Ces toutes dernières noyades suivent la mort de près de 950 personnes dimanche dans le naufrage d’un bateau de réfugiés au large de la Libye. Selon la garde côtière italienne, le bateau surchargé avait chaviré à environ 130 milles au large de la côte libyenne.

« Nous étions 950 personnes à bord, dont 40 à 50 enfants et 200 femmes, » a déclaré un survivant originaire du Bangladesh à l’agence de presse italienne ANSA. Beaucoup de gens avaient été pris au piège dans la cale du navire et s’étaient noyés dans des circonstances horribles. « Les passeurs avaient fermé les portes pour les empêcher de sortir, » a dit l’homme.

Plus de 500 autres personnes sont mortes la semaine précédente dans deux naufrages distincts de bateaux qui tentaient d’atteindre l’Europe en traversant la Méditerranée.

Depuis le début de l’année, au moins 1700 personnes qui tentaient d’immigrer vers l’Europe sont mortes durant la traversée, 50 fois plus que le nombre de morts sur la même période l’an dernier. Selon l’OIM, le nombre de personnes qui meurent en tentant d’atteindre les côtes de l’Europe a augmenté de plus de 500 pour cent entre 2011 et 2014.

Bien entendu, 2011 a été l’année où les États-Unis et leurs alliés de l’OTAN, principalement la France et la Grande-Bretagne, ont lancé leur guerre de changement de régime en Libye, sous le prétexte fabriqué qu’ils intervenaient pour empêcher un massacre aux mains du gouvernement Kadhafi dans la ville de Benghazi, à l’est du pays.

Cette mission « humanitaire » a marqué le commencement d’une campagne de bombardements de six mois de la part des Etats-Unis et de l’OTAN, qui a tué au moins 10 fois plus de gens que les combats dispersés entre troupes gouvernementales et rebelles armés qui l’avaient précédé. Cette intervention impérialiste, qui s’est servie de milices islamistes liées à Al-Qaïda en tant qu’armée terrestre de substitution, a entraîné rapidement une situation où la Libye est tombée dans le chaos et la destruction.

Près de deux millions de réfugiés – soit plus du quart de la population libyenne – ont été contraints de fuir vers la Tunisie pour échapper à une guerre civile sans fin entre milices islamistes rivales et deux gouvernements concurrents, l'un basé à Tripoli et l'autre dans la ville de Tobrouk. Selon le site web « comptage de corps en Libye », quelque 3.500 personnes ont été tuées rien que depuis le début de 2014 – trois ans après l'intervention américaine de l'OTAN.

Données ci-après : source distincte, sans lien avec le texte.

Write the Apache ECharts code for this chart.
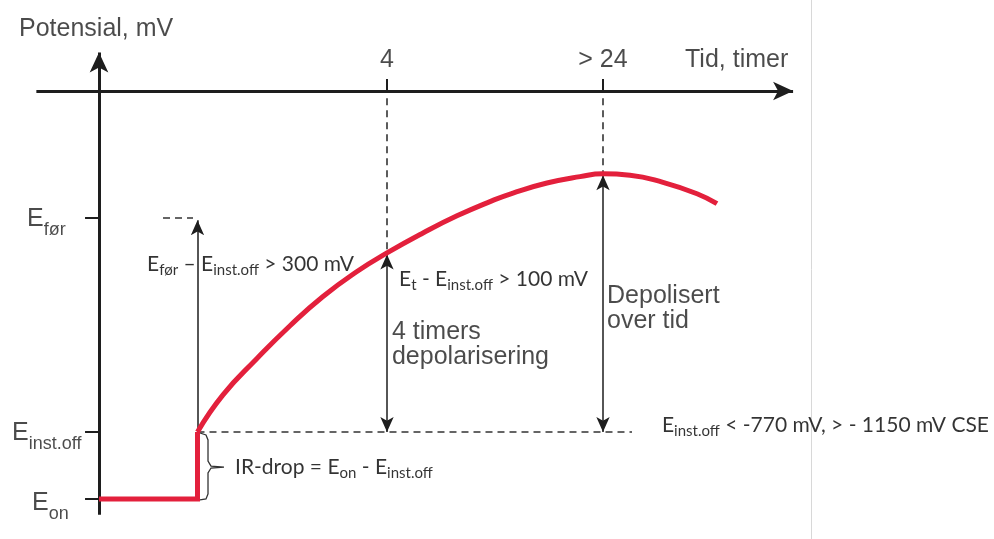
<!DOCTYPE html>
<html><head><meta charset="utf-8">
<script src="https://cdn.jsdelivr.net/npm/echarts@6/dist/echarts.min.js"></script>
<style>html,body{margin:0;padding:0;background:#fff}#c{width:994px;height:539px}</style>
</head><body><div id="c"></div>
<script>
// ---- schematic data (x: schematic time units, y: potential mV) ----
const stepT = [0, 1.368, 1.368];
const stepMv = [-894, -894, -800];
const curveT = [1.368, 1.722, 2.194, 2.653, 3.111, 3.583, 4.0, 4.5, 4.972, 5.431, 5.75, 6.222, 6.681, 7.0, 7.375, 7.833, 8.306, 8.583];
const curveMv = [-800, -748, -697, -651, -610, -575, -549, -521, -497, -477, -465, -451, -442, -438, -440, -450, -466, -480];
const xTickValues = [4, 7];
const xTickLabels = ['4', '> 24'];
const yTickValues = [-500, -800, -894];
const yTickSubs = ['før', 'inst.off', 'on'];
const xAxisLevel = -322;
const xAxisRange = [-0.87, 9.64];
const yAxisRange = [-916, -268];
const eFor = -500, eInstOff = -800;
const eT = -549, ePeak = -438;
const hDashEnd = 7.403;
const shortDash = [0.889, 1.306];
const braceT = [1.403, 1.486, 1.514, 1.514, 1.556, 1.736, 1.556, 1.514, 1.514, 1.486, 1.403];
const braceMv = [-801.4, -804.2, -811.2, -840.7, -847.7, -849.1, -850.5, -857.5, -886.9, -893.9, -895.3];

const DARK = '#1e1e1e';
const RED = '#e3203c';
const HELV = 'Liberation Sans';
const CAL = 'Lato';

const zip = (a, b) => a.map((v, i) => [v, b[i]]);

const richHelv = {
  m: {fontFamily: HELV, fontSize: 25, lineHeight: 40, color: DARK, verticalAlign: 'middle'},
  s: {fontFamily: HELV, fontSize: 18, lineHeight: 18, padding: [22, 0, 0, 0], color: DARK, verticalAlign: 'middle'}
};
const richCal = {
  m: {fontFamily: CAL, fontSize: 21, lineHeight: 26, color: '#000', verticalAlign: 'middle'},
  s: {fontFamily: CAL, fontSize: 15, lineHeight: 15, padding: [11, 0, 0, 0], color: '#000', verticalAlign: 'middle'}
};

function lab(t, v, text, opts) {
  return {
    value: [t, v],
    label: Object.assign({
      show: true, position: 'inside', formatter: text, align: 'left', verticalAlign: 'middle',
      fontFamily: HELV, fontSize: 25, color: DARK
    }, opts || {})
  };
}

const labels = [
  lab(-1.111, -235.4, 'Potensial, mV'),
  lab(8.139, -278.9, 'Tid, timer'),
  ...xTickValues.map((t, i) => lab(t, -278, xTickLabels[i], {align: 'center'})),
  lab(-1.0, yTickValues[0] - 2, '{m|E}{s|' + yTickSubs[0] + '}', {rich: richHelv}),
  lab(-1.208, yTickValues[1] - 2, '{m|E}{s|' + yTickSubs[1] + '}', {rich: richHelv}),
  lab(-0.931, yTickValues[2] - 6, '{m|E}{s|' + yTickSubs[2] + '}', {rich: richHelv}),
  lab(0.667, -565.4, '{m|E}{s|før}{m| – E}{s|inst.off}{m| > 300 mV}', {rich: richCal}),
  lab(4.167, -586.4, '{m|E}{s|t}{m| - E}{s|inst.off}{m| > 100 mV}', {rich: richCal}),
  lab(4.069, -676.8, '4 timers\ndepolarisering', {fontSize: 25, lineHeight: 25}),
  lab(7.056, -627.7, 'Depolisert\nover tid', {fontSize: 25, lineHeight: 25}),
  lab(1.889, -850, '{m|IR-drop = E}{s|on}{m| - E}{s|inst.off}', {rich: richCal}),
  lab(7.819, -791.1, '{m|E}{s|inst.off}{m| < -770 mV, > - 1150 mV CSE}', {rich: richCal})
];

const option = {
  animation: false,
  backgroundColor: '#fff',
  grid: {left: 0, right: 4, top: 4, bottom: 0},
  xAxis: {type: 'value', min: -1.375, max: 12.375, show: false},
  yAxis: {type: 'value', min: -950, max: -200, show: false},
  series: [
    { // image border line
      type: 'lines', coordinateSystem: 'cartesian2d', clip: false, silent: true, z: 1,
      lineStyle: {color: '#d8d8d8', width: 1, opacity: 1},
      data: [{coords: [[9.896, -194], [9.896, -950]]}]
    },
    { // axes with arrows
      type: 'lines', coordinateSystem: 'cartesian2d', silent: true, z: 3,
      symbol: ['none', 'arrow'], symbolSize: [[14, 20], [14, 20]],
      lineStyle: {color: DARK, width: 3, opacity: 1},
      data: [
        {coords: [[xAxisRange[0], xAxisLevel], [xAxisRange[1], xAxisLevel]]},
        {coords: [[0, yAxisRange[0]], [0, yAxisRange[1]]]}
      ]
    },
    { // ticks
      type: 'lines', coordinateSystem: 'cartesian2d', silent: true, z: 3,
      lineStyle: {color: DARK, width: 2, opacity: 1},
      data: [
        ...xTickValues.map(t => ({coords: [[t, xAxisLevel + 17], [t, xAxisLevel]]})),
        ...yTickValues.map(v => ({coords: [[-0.194, v], [0, v]]}))
      ]
    },
    { // dashed guides
      type: 'lines', coordinateSystem: 'cartesian2d', silent: true, z: 2,
      lineStyle: {color: '#333', width: 1.6, type: [7, 5], opacity: 1},
      data: [
        {coords: [[xTickValues[0], xAxisLevel - 10], [xTickValues[0], eT]]},
        {coords: [[xTickValues[1], xAxisLevel - 10], [xTickValues[1], ePeak]]},
        {coords: [[stepT[1], eInstOff], [hDashEnd, eInstOff]]},
        {coords: [[shortDash[0], eFor], [shortDash[1], eFor]]}
      ]
    },
    { // single arrow
      type: 'lines', coordinateSystem: 'cartesian2d', silent: true, z: 3,
      symbol: ['none', 'arrow'], symbolSize: [[10, 15], [10, 15]],
      lineStyle: {color: DARK, width: 1.5, opacity: 1},
      data: [{coords: [[stepT[1], eInstOff], [stepT[1], eFor - 3]]}]
    },
    { // double arrows
      type: 'lines', coordinateSystem: 'cartesian2d', silent: true, z: 3,
      symbol: ['arrow', 'arrow'], symbolSize: [[10, 15], [10, 15]],
      lineStyle: {color: DARK, width: 1.5, opacity: 1},
      data: [
        {coords: [[xTickValues[0], eInstOff], [xTickValues[0], eT - 2]]},
        {coords: [[xTickValues[1], eInstOff], [xTickValues[1], ePeak - 2]]}
      ]
    },
    { // brace
      type: 'lines', coordinateSystem: 'cartesian2d', polyline: true, silent: true, z: 3,
      lineStyle: {color: '#333', width: 1.3, opacity: 1},
      data: [{coords: zip(braceT, braceMv)}]
    },
    {
      type: 'line', data: zip(stepT, stepMv), showSymbol: false, symbol: 'none', silent: true, z: 4,
      lineStyle: {color: RED, width: 5, join: 'miter'}
    },
    {
      type: 'line', data: zip(curveT, curveMv), smooth: 0.5, showSymbol: false, symbol: 'none', silent: true, z: 4,
      lineStyle: {color: RED, width: 5, cap: 'butt'}
    },
    {
      type: 'scatter', symbolSize: 1, silent: true, z: 5,
      itemStyle: {color: 'rgba(0,0,0,0)'},
      data: labels
    }
  ]
};
const chart = echarts.init(document.getElementById('c'));
chart.setOption(option);
</script></body></html>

L’escalade de la barbarie en Libye comprend des exécutions de masse. La dernière en date, rendue publique par une vidéo diffusée dimanche par l’État islamique (EI), concernait quelque 30 migrants éthiopiens. Elle a eu lieu moins de deux mois après une décapitation en masse similaire, de 21 chrétiens coptes égyptiens aux mains de l’EI. Celui-ci a saisi la ville portuaire de Derna dans l’est de la Libye ainsi que des parties de la ville de Syrte.

Il n’y avait pas de tels meurtres sectaires de masse en Libye avant la guerre de changement de régime des Etats-Unis et de l’OTAN et les milices islamistes d’Al-Qaïda n’existaient pas au-delà de groupes marginaux. Ces éléments ont été promus, armés et soutenus par une campagne aérienne massive après que les principales puissances impérialistes ont décidé de renverser et d’assassiner Kadhafi et d’entreprendre un nouveau viol de la Libye.

Les conséquences désastreuses de cette intervention néocoloniale prédatrice sont maintenant indéniables. Ce n’était là qu’une parmi des guerres et des interventions impérialistes de plus en plus nombreuses au Moyen-Orient et en Afrique du Nord, riches en pétrole, et qui ont détruit des sociétés entières et fait des millions de réfugiés. Cela comprend les guerres en Irak, en Syrie et aujourd’hui au Yémen, ainsi que les interventions des puissances impérialistes, ou de leurs mandataires régionaux, au Mali, en Somalie et au Soudan.

Selon Amnesty International, l’escalade des conflits en Afrique et au Moyen-Orient a « conduit à la plus grande catastrophe de réfugiés depuis la Seconde Guerre mondiale. » Cette organisation estime que 57 millions de personnes ont été forcées de fuir à travers le monde durant la dernière année, 6 millions de plus qu’en 2012.

La presse américaine conduite par le New York Times parle de réfugiés fuyant la pauvreté et la violence du Moyen-Orient et de l’Afrique du Nord sans mentionner les actes des États-Unis et de leurs alliés européens qui ont causé cette catastrophe humanitaire. Ce qui se déroule en Méditerranée n’est pas une tragédie; c’est un crime de guerre impérialiste.